→ **Written exercise**
Copy exactly the lines of the records below, and only those lines, beginning with the line that contains "Write the Plotly code for this chart." and ending with the line that contains "20.2, 20.4, 20.5, 20.6, 20.7, 20.8, 20.9, 21.0, 21.1, 21.2]".

------------------------------------------------------------

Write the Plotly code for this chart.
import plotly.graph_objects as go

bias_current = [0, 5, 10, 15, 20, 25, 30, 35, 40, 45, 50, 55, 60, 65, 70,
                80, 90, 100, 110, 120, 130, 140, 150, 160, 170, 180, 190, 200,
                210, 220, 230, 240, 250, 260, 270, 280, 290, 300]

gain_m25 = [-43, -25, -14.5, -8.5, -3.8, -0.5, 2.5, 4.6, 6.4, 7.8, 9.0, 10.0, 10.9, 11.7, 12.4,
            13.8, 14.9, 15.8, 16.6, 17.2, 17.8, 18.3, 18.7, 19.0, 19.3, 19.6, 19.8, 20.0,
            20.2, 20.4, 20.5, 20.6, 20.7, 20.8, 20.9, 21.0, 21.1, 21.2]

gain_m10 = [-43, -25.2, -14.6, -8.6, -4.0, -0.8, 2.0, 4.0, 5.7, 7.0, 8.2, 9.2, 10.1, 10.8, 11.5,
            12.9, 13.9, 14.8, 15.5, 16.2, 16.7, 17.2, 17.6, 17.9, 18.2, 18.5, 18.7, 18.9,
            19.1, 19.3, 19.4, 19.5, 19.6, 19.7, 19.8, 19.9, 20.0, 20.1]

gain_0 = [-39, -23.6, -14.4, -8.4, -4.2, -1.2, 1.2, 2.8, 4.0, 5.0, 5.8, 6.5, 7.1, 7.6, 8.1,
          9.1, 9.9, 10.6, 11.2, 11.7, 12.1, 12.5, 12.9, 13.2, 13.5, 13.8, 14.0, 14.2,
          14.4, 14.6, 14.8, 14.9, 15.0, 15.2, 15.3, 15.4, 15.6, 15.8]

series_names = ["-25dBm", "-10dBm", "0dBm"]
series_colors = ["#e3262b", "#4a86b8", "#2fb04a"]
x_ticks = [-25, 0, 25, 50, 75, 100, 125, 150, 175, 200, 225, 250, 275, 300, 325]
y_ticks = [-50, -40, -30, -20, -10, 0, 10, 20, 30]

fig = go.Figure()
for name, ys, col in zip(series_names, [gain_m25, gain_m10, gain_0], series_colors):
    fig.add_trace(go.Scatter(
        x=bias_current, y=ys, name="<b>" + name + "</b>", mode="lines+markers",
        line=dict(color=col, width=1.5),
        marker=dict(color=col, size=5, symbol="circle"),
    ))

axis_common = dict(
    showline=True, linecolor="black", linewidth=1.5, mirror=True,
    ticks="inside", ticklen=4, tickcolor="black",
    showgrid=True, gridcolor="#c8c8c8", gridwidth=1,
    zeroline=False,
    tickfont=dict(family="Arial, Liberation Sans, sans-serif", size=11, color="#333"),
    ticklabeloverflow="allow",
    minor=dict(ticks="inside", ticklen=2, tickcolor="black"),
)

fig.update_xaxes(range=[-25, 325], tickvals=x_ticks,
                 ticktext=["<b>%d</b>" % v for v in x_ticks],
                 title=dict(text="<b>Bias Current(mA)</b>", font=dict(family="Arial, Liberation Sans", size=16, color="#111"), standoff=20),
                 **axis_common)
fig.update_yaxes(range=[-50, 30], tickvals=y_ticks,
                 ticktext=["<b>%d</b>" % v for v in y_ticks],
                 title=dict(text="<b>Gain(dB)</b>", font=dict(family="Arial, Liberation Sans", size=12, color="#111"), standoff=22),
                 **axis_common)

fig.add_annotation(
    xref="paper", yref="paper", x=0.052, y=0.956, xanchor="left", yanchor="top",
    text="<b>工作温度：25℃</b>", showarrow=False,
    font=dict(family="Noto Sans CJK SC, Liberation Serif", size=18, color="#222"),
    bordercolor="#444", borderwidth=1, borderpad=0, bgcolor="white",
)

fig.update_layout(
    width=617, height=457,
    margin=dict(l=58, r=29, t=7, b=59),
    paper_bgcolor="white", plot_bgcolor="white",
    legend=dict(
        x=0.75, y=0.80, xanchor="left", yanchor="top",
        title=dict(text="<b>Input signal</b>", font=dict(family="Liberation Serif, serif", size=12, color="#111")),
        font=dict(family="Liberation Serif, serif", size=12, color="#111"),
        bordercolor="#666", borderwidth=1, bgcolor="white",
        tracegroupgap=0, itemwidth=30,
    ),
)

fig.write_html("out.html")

------------------------------------------------------------

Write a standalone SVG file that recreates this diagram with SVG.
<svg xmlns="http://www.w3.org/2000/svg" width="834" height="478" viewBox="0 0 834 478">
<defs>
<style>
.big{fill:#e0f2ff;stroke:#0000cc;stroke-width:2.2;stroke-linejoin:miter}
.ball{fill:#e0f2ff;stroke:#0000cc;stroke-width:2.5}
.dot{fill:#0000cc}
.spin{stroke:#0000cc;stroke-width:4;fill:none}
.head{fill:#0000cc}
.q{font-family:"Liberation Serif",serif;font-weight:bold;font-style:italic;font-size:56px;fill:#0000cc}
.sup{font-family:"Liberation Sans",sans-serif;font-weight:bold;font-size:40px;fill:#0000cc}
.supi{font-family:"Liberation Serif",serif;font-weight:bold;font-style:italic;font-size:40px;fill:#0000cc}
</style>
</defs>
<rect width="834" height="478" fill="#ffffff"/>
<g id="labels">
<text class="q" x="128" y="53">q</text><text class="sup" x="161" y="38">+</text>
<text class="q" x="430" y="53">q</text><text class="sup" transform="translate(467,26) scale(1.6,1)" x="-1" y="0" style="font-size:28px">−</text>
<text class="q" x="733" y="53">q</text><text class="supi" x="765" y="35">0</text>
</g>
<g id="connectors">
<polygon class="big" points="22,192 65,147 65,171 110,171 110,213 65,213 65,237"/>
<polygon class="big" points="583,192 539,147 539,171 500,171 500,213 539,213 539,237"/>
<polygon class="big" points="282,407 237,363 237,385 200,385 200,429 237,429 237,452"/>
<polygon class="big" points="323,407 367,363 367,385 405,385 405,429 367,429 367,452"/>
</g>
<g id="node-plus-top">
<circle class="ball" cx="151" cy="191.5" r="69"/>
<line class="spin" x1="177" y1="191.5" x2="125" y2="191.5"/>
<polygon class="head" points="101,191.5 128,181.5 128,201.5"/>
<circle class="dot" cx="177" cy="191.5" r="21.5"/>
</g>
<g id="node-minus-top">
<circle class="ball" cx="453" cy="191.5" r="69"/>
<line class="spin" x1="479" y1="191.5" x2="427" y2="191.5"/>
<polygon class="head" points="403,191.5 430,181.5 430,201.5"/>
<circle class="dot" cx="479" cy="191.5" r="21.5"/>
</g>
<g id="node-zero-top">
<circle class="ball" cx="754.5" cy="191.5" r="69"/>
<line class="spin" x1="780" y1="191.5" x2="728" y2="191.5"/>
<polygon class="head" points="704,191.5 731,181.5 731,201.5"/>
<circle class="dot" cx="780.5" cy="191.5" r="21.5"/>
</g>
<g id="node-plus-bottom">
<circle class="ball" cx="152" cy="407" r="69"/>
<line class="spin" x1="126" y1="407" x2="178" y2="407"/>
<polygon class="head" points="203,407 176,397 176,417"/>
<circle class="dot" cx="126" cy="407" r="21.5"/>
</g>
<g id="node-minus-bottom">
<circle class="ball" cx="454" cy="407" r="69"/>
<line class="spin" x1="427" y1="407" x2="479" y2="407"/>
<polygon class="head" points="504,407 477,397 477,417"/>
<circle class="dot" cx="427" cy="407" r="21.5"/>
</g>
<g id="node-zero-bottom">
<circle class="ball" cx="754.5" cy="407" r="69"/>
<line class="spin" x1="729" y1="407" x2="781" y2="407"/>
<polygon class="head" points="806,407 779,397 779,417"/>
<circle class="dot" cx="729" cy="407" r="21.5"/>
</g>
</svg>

------------------------------------------------------------

→ **Problem solution**
Write the Plotly code for this chart.
import plotly.graph_objects as go

bias_current = [0, 5, 10, 15, 20, 25, 30, 35, 40, 45, 50, 55, 60, 65, 70,
                80, 90, 100, 110, 120, 130, 140, 150, 160, 170, 180, 190, 200,
                210, 220, 230, 240, 250, 260, 270, 280, 290, 300]

gain_m25 = [-43, -25, -14.5, -8.5, -3.8, -0.5, 2.5, 4.6, 6.4, 7.8, 9.0, 10.0, 10.9, 11.7, 12.4,
            13.8, 14.9, 15.8, 16.6, 17.2, 17.8, 18.3, 18.7, 19.0, 19.3, 19.6, 19.8, 20.0,
            20.2, 20.4, 20.5, 20.6, 20.7, 20.8, 20.9, 21.0, 21.1, 21.2]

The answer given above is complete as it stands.